Because the government has disclaimed any attempt to state a fraud claim against Lederer—either based on alleged bank fraud or a fraud against FTP’s own customers—the personal money laundering claim must be dismissed in its entirety, along with the First and Second in rem claims against Lederer’s property.

[All in the above that is bolded, done by me for emphasis — hh]

That’s really it — the rest of the 33-page filing cites various court precedents and handles other legalese, going into the specifics of why this claim or that claim or another claim ought to be dismissed.

Okay, all that stuff about “threadbare” and “sprawling” and “back to the drawing board” is a thin attempt to convince those who might actually read the complaint that this is an instance of the government trying to bury a defendant under paperwork.

Which makes this line even funnier: “The SAC is so structurally complex that it takes a cartographer to understand what is being alleged and against whom.”  Seriously, did a lawyer really write that?  Especially some guy who’s being paid by the hour?

Let’s re-parse that.  “Dear Judge, this is really a lot of paperwork.  Boy, it’s sure a lot.  I mean, really, a lot.  If you dismiss this, you won’t have to read it all.”

Beyond that, however, the motion mixes possibly good points with belly-busters in a relative equal mix.  There is lots more evidence regarding the involvement of (especially) Lederer and Ferguson, some of which has even emerged in recent days, and the fact that it’s omitted from the general complaint doesn’t mean that the DOJ doesn’t have it or won’t introduce it.  The intent is merely to show that there is enough evidence to warrant filing the case and seeking a trial, and all of Elliot’s “threadbare” pomposity doesn’t change that.

Similar, while the IGBA statutes may or may not be relevant — and you can bet that that Weinberg decision will be appealed soon — the Travel Act stuff is another matter.

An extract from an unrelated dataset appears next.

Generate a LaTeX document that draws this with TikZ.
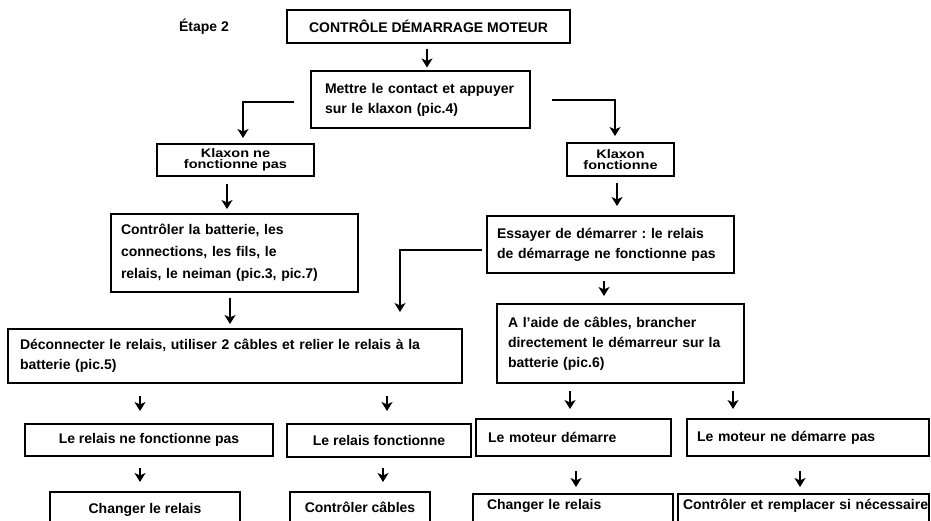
\documentclass[tikz,border=0pt]{standalone}
\usepackage{fontspec}
\setmainfont{Liberation Sans}
\usepackage{graphicx}
\usetikzlibrary{arrows.meta,calc}
\frenchspacing
\newcommand\bodyfnt{\fontsize{14}{20}\selectfont\bfseries}
\newcommand\klaxfnt{\fontsize{14.5}{20}\selectfont\bfseries}
\begin{document}
\begin{tikzpicture}[x=1pt,y=-1pt,
  box/.style={draw,line width=2pt,inner ysep=0pt,font=\bodyfnt},
  lbox/.style={box,align=left},
  cbox/.style={box,align=center,inner xsep=0pt},
  arr/.style={line width=2pt,-{Stealth[length=9pt,width=11pt,inset=2.5pt]}},
]
\useasboundingbox (0,0) rectangle (931,521);
\fill[white] (0,0) rectangle (931,521);
\clip (0,0) rectangle (931,521);

\node[font=\bodyfnt] (etape) at (204,27) {Étape 2};
\node[cbox,line width=2.5pt,minimum width=283pt,minimum height=33pt] (title) at (428.5,26.5) {CONTRÔLE DÉMARRAGE MOTEUR};
\node[lbox,inner xsep=14pt,text width=191pt,minimum height=57pt] (mettre) at (420.5,100)
  {\mbox{Mettre le contact et appuyer}\\\mbox{sur le klaxon (pic.4)}};
\node[cbox,minimum width=157pt,minimum height=32pt,font=\klaxfnt] (klaxNo) at (235.5,160)
  {\scalebox{1}[0.85]{\shortstack{Klaxon ne\\fonctionne pas}}};
\node[cbox,minimum width=107pt,minimum height=33pt,font=\klaxfnt] (klaxYes) at (620.5,159.5)
  {\scalebox{1}[0.85]{\shortstack{Klaxon\\fonctionne}}};
\node[lbox,inner xsep=10pt,text width=227pt,minimum height=78pt,font=\fontsize{14}{22}\selectfont\bfseries] (controler) at (234.5,253)
  {\mbox{Contrôler la batterie, les}\\\mbox{connections, les fils, le}\\\mbox{relais, le neiman (pic.3, pic.7)}};
\node[lbox,inner xsep=10pt,text width=227pt,minimum height=57pt] (essayer) at (610.5,244.5)
  {\mbox{Essayer de démarrer : le relais}\\\mbox{de démarrage ne fonctionne pas}};
\node[lbox,inner xsep=12pt,text width=430pt,minimum height=54pt] (deconn) at (235,356)
  {\mbox{Déconnecter le relais, utiliser 2 câbles et relier le relais à la}\\\mbox{batterie (pic.5)}};
\node[lbox,inner xsep=11pt,text width=225pt,minimum height=79pt] (aide) at (620.5,343.5)
  {\mbox{A l’aide de câbles, brancher}\\\mbox{directement le démarreur sur la}\\\mbox{batterie (pic.6)}};
\node[cbox,minimum width=248pt,minimum height=32pt] (relNo) at (149,440) {Le relais ne fonctionne pas};
\node[cbox,minimum width=184pt,minimum height=33pt] (relYes) at (379,440.5) {Le relais fonctionne};
\node[lbox,inner xsep=12pt,text width=171pt,minimum height=37pt] (motOk) at (573.5,437.5) {\mbox{Le moteur démarre}};
\node[lbox,inner xsep=10pt,text width=222pt,minimum height=37pt] (motNo) at (808,437.5) {\mbox{Le moteur ne démarre pas}};
\node[cbox,anchor=north,minimum width=190pt,text height=17pt,text depth=20pt,inner ysep=4pt] (chg1) at (145,491) {Changer le relais};
\node[cbox,anchor=north,minimum width=140pt,text height=16pt,text depth=20pt,inner ysep=4pt] (ctrlCab) at (360,491) {Contrôler câbles};
\node[lbox,anchor=north,inner xsep=14pt,text width=172pt,text height=11pt,text depth=25pt,inner ysep=4pt] (chg2) at (573,493) {\mbox{Changer le relais}};
\node[lbox,anchor=north,inner xsep=5pt,text width=241pt,text height=11pt,text depth=25pt,inner ysep=4pt] (ctrlRemp) at (803.5,493) {\mbox{Contrôler et remplacer si nécessaire}};

% straight arrows
\draw[arr] ($(title.south)+(-1.5,5)$) -- ($(mettre.north)+(6.5,-3)$);
\draw[arr] ($(klaxNo.south)+(-8.5,7)$) -- ($(controler.north)+(-7.5,-4)$);
\draw[arr] ($(controler.south)+(-4.5,5)$) -- ($(deconn.north)+(-5,-4)$);
\draw[arr] ($(klaxYes.south)+(-3.5,6)$) -- ($(essayer.north)+(6.5,-9)$);
\draw[arr] ($(essayer.south)+(-6.5,7)$) -- ($(aide.north)+(-16.5,-7)$);
\draw[arr] ($(deconn.south)+(-95,12)$) -- ($(relNo.north)+(-9,-12)$);
\draw[arr] ($(deconn.south)+(152,12)$) -- ($(relYes.north)+(8,-12)$);
\draw[arr] ($(relNo.south)+(-9,11)$) -- ($(chg1.north)+(-5,-9)$);
\draw[arr] ($(relYes.south)+(4,10)$) -- ($(ctrlCab.north)+(23,-9)$);
\draw[arr] ($(aide.south)+(-50.5,7)$) -- ($(motOk.north)+(-3.5,-9)$);
\draw[arr] ($(aide.south)+(112.5,7)$) -- ($(motNo.north)+(-75,-9)$);
\draw[arr] ($(motOk.south)+(2.5,14)$) -- ($(chg2.north)+(3,-6)$);
\draw[arr] ($(motNo.south)+(-8,14)$) -- ($(ctrlRemp.north)+(-3.5,-6)$);
% elbow arrows
\draw[arr] ($(mettre.west)+(-16,2)$) -| ($(klaxNo.north)+(7.5,-5)$);
\draw[arr] ($(mettre.east)+(21,0)$) -| ($(klaxYes.north)+(-5.5,-6)$);
\draw[arr] ($(essayer.west)+(-4,5.5)$) -| ($(deconn.north)+(165,-16)$);
\end{tikzpicture}
\end{document}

I wrote a newsy brief about the filing this morning over at pokerfuse, and commenter TA Miller was the first to note another salient point, about that meddlesome Travel Act:

“[Elliot’s] MTD of the IGBA related forfeiture allegations are quite convincing, but the idea that a Travel Act (a statute that specifically targets racketeering) violation could not be considered a RICO (Racketeering Influenced and Corrupt Organizations) predicate is laughably absurd.”

So true.

What to expect from the latest motion to dismiss?  Two words: motion denied.  It’s pretty much that simple.